Dan Graur: The Core Rationale for Claiming “Junk DNA”
See the last entry in this Twitter thread (below), and then our follow-up comments under the screen capture. Dan Graur is a University of Houston biologist and prominent junk DNA advocate. The link to the article in The Scientist that he is grumbling about is included at the very end of this post.
So What’s Wrong with Graur’s Argument?
First, it is unlikely that the growing number of biologists looking for possible functions in so-called “junk DNA” are ID proponents (although a few might be).

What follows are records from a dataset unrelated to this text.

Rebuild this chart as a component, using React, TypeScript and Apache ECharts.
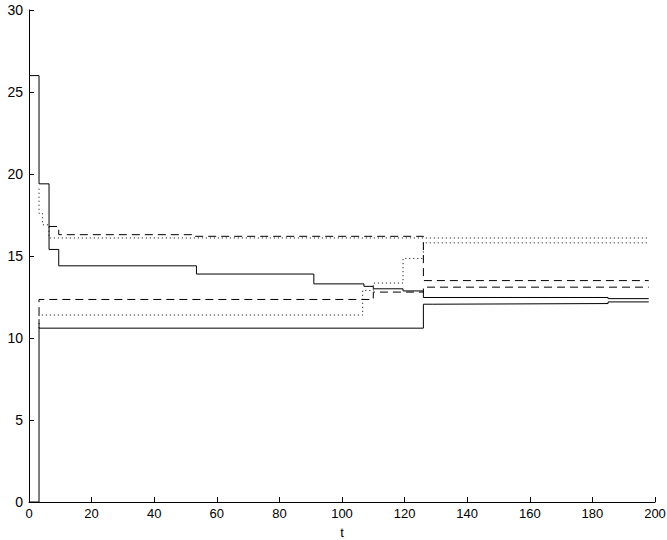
import React, { useEffect, useRef } from "react";
import * as echarts from "echarts";

// Step breakpoints: value v[i] holds from t[i] until t[i+1]
const upperSolidT = [0, 3.2, 6.4, 9.5, 53.5, 91, 107, 110, 119.5, 126, 185, 198];
const upperSolidV = [26, 19.4, 15.4, 14.4, 13.9, 13.3, 13.15, 13.0, 12.87, 12.47, 12.4, 12.4];

const upperDottedT = [3.2, 3.2, 4.3, 6.4, 198];
const upperDottedV = [19.1, 17.6, 16.9, 16.1, 16.1];

const upperDashedT = [6.4, 9.5, 53, 126, 198];
const upperDashedV = [16.8, 16.3, 16.2, 13.5, 13.5];

const lowerSolidT = [0, 3.2, 126, 129, 185, 198];
const lowerSolidV = [0, 10.6, 12.06, 12.1, 12.2, 12.2];

const lowerDottedT = [3.2, 3.2, 106.6, 110, 119.5, 126, 198];
const lowerDottedV = [10.6, 11.4, 12.9, 13.35, 14.85, 15.8, 15.8];

const lowerDashedT = [3.2, 3.2, 110, 126, 198];
const lowerDashedV = [10.6, 12.35, 12.8, 13.1, 13.1];

const xTicks = { min: 0, max: 200, interval: 20 };
const yTicks = { min: 0, max: 30, interval: 5 };
const xName = "t";

const pairs = (t: number[], v: number[]) => t.map((x, i) => [x, v[i]]);

export default function App() {
  const ref = useRef<HTMLDivElement>(null);
  useEffect(() => {
    if (!ref.current) return;
    const chart = echarts.init(ref.current, undefined, { renderer: "svg" });
    const mk = (t: number[], v: number[], type: any) => ({
      type: "line",
      step: "end",
      data: pairs(t, v),
      showSymbol: false,
      symbol: "none",
      lineStyle: { color: "#000", width: 1, type },
      silent: true,
    });
    const font = { fontFamily: "Liberation Sans, Arial, sans-serif", fontSize: 14, color: "#000" };
    chart.setOption({
      animation: false,
      backgroundColor: "#fff",
      grid: { left: 29, right: 12, top: 10, bottom: 38, containLabel: false, outerBoundsMode: "none" },
      graphic: [
        {
          type: "text",
          x: 342,
          y: 532,
          style: {
            text: xName,
            fill: "#000",
            font: "13px Liberation Sans, Arial, sans-serif",
            align: "center",
            verticalAlign: "middle",
          },
        },
      ],
      xAxis: {
        type: "value",
        min: xTicks.min,
        max: xTicks.max,
        interval: xTicks.interval,
        axisLine: { show: true, lineStyle: { color: "#000", width: 1 } },
        axisTick: { show: true, inside: true, length: 5, lineStyle: { color: "#000" } },
        axisLabel: { ...font, fontSize: 13, margin: 5 },
        splitLine: { show: false },
      },
      yAxis: {
        type: "value",
        min: yTicks.min,
        max: yTicks.max,
        interval: yTicks.interval,
        axisLine: { show: true, lineStyle: { color: "#000", width: 1 } },
        axisTick: { show: true, inside: true, length: 5, lineStyle: { color: "#000" } },
        axisLabel: { ...font, margin: 6 },
        splitLine: { show: false },
      },
      series: [
        mk(upperSolidT, upperSolidV, "solid"),
        mk(upperDottedT, upperDottedV, [1, 3]),
        mk(upperDashedT, upperDashedV, [8, 5]),
        mk(lowerSolidT, lowerSolidV, "solid"),
        mk(lowerDottedT, lowerDottedV, [1, 3]),
        mk(lowerDashedT, lowerDashedV, [8, 5]),
      ],
    });
    return () => chart.dispose();
  }, []);
  return (
    <div
      ref={ref}
      style={{ position: "absolute", left: 0, top: 0, width: 667, height: 540 }}
    />
  );
}
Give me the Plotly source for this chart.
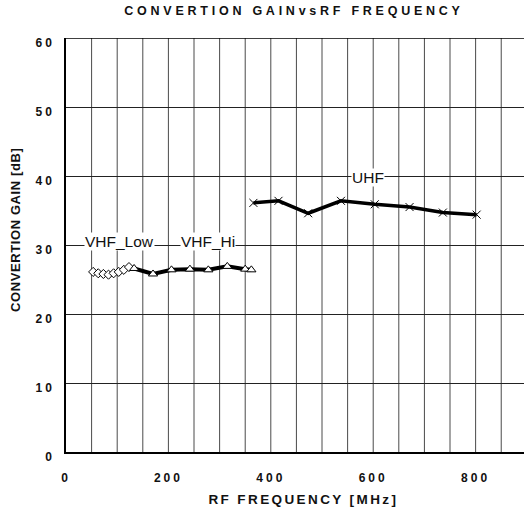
import plotly.graph_objects as go

# Data
vhf_low_f = [53, 63, 73, 83, 93, 103, 113, 123]
vhf_low_g = [26.1, 25.9, 25.8, 25.7, 25.9, 26.1, 26.4, 26.8]

vhf_hi_f = [133, 170, 206, 242, 278, 315, 350, 362]
vhf_hi_g = [26.6, 25.8, 26.4, 26.5, 26.4, 26.9, 26.5, 26.4]

uhf_f = [366, 415, 473, 537, 603, 671, 736, 802]
uhf_g = [36.1, 36.4, 34.6, 36.4, 35.9, 35.5, 34.7, 34.4]

x_ticks = [0, 200, 400, 600, 800]
y_ticks = [0, 10, 20, 30, 40, 50, 60]

labels = ["VHF_Low", "VHF_Hi", "UHF"]
label_x = [105, 277, 589]
label_y = [30, 30, 40]

title = "CONVERTION GAINvsRF FREQUENCY"
x_title = "RF FREQUENCY [MHz]"
y_title = "CONVERTION GAIN [dB]"

FONT = "Liberation Sans, Arial, sans-serif"
INK = "#111"

fig = go.Figure()

fig.add_trace(go.Scatter(
    x=vhf_low_f, y=vhf_low_g, mode="markers",
    marker=dict(symbol="diamond", size=7, color="white",
                line=dict(color="black", width=1)),
    showlegend=False))

fig.add_trace(go.Scatter(
    x=vhf_hi_f, y=vhf_hi_g, mode="lines+markers",
    line=dict(color="black", width=4),
    marker=dict(symbol="triangle-up", size=8, color="white",
                line=dict(color="black", width=1)),
    showlegend=False))

fig.add_trace(go.Scatter(
    x=uhf_f, y=uhf_g, mode="lines+markers",
    line=dict(color="black", width=3.5),
    marker=dict(symbol="x-thin", size=8, color="black",
                line=dict(color="black", width=1)),
    showlegend=False))

shifts = [4, 4, -1]
for t, xx, yy, s in zip(labels, label_x, label_y, shifts):
    fig.add_annotation(x=xx, y=yy, text=t, showarrow=False, yshift=s,
                       font=dict(family=FONT, size=15.5, color=INK),
                       bgcolor="white", borderpad=0)

# axis titles
fig.add_annotation(xref="paper", yref="paper", x=(303 - 66) / 458, y=(452 - 499) / 414,
                   text=x_title, showarrow=False, xanchor="center", yanchor="middle",
                   font=dict(family=FONT, size=13.5, color=INK, weight="bold"))
fig.add_annotation(xref="paper", yref="paper", x=(16 - 66) / 458, y=(452 - 230) / 414,
                   text=y_title, showarrow=False, xanchor="center", yanchor="middle",
                   textangle=-90,
                   font=dict(family=FONT, size=13, color=INK, weight="bold"))

fig.update_layout(
    width=524, height=513,
    margin=dict(l=66, r=0, t=38, b=61),
    paper_bgcolor="white", plot_bgcolor="white",
    title=dict(text=title, x=294 / 524, xanchor="center", xref="container",
               y=1 - 11 / 513, yanchor="middle", yref="container",
               font=dict(family=FONT, size=12.5, color=INK, weight="bold")),
)

fig.update_xaxes(
    range=[0, 894.5], tickmode="array",
    tickvals=x_ticks, ticktext=[str(v) for v in x_ticks],
    showgrid=False, zeroline=False,
    showline=True, linecolor="black", linewidth=1.5, mirror=False,
    ticks="", ticklabelstandoff=14,
    tickfont=dict(family=FONT, size=12, color=INK, weight="bold"),
)

fig.update_yaxes(
    range=[0, 60], tickmode="array", tickvals=y_ticks, ticktext=[str(v) for v in y_ticks],
    showgrid=True, gridcolor="#222", gridwidth=1, zeroline=False,
    showline=True, linecolor="black", linewidth=1.5,
    ticks="", ticklabelstandoff=7,
    tickfont=dict(family=FONT, size=12, color=INK, weight="bold"),
)

# vertical grid every 50 MHz and top border
for f in range(50, 900, 50):
    fig.add_vline(x=f, line=dict(color="#4a4a4a", width=1), layer="below")
fig.add_hline(y=60, line=dict(color="black", width=1.5), layer="below")

post = """
document.body.style.margin = '0';
var gd = document.getElementById('{plot_id}');
function ls(sel, v) { gd.querySelectorAll(sel).forEach(function (e) { e.style.letterSpacing = v; }); }
ls('.gtitle', '3.75px');
ls('.xtick text', '3px');
ls('.ytick text', '3px');
gd.querySelectorAll('.ytick text').forEach(function (e) {
  var y = parseFloat(e.getAttribute('y') || '0');
  e.setAttribute('y', y + 5);
});
var ann = gd.querySelectorAll('.annotation-text');
if (ann.length >= 5) { ann[3].style.letterSpacing = '2.4px'; ann[4].style.letterSpacing = '0.6px'; }
"""

fig.write_html("out.html", post_script=post, config={"displayModeBar": False})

Consider this syllogism, however:
- Evolutionary processes lack foresight.
- Processes without foresight create novel functions only infrequently, more often causing non-functionality.
- “Junk DNA” appears to be non-functional.
- Therefore, since evolution is true, it is pointless to look for functions in apparently functionless (“junk”) DNA; what appears to lack function, truly does lack function.
Here’s the Problem
Premises (1) and (2) could be true, as doubtless most biologists would agree, yet (3) does not follow from either premise, and refers in any case only to an appearance, exactly the sort of superficial impression calling for further analysis. Moreover, (4) is a counsel of despair — a GENUINE science-stopper. Since “only infrequently” in premise (2) is defined entirely by the sample size, not by evolutionary theory itself, “no function” claims are empirically unsupportable, resting wholly on negative evidence.
Graur’s argument also affirms the consequent, as tendentious arguments often do. Just take a look at premises (2) and (3) and their logical relation.
That explains why many researchers, who are fully on board with evolution, nonetheless ignore Graur’s advice. They decline to kiss the no-function wall, as Paul Nelson put it back in 2010:
Why Kissing the Wall Is the Worst Possible Heuristic for Biological Discovery
In biology, the claim “structure x has no function” can only topple in one direction, namely, towards the discovery of functions. “No function” represents a brick wall of infinite extent, from which one can only fall backwards, into the waiting arms of a function one didn’t see, or overlooked.
Because one was kissing the wall, so to speak.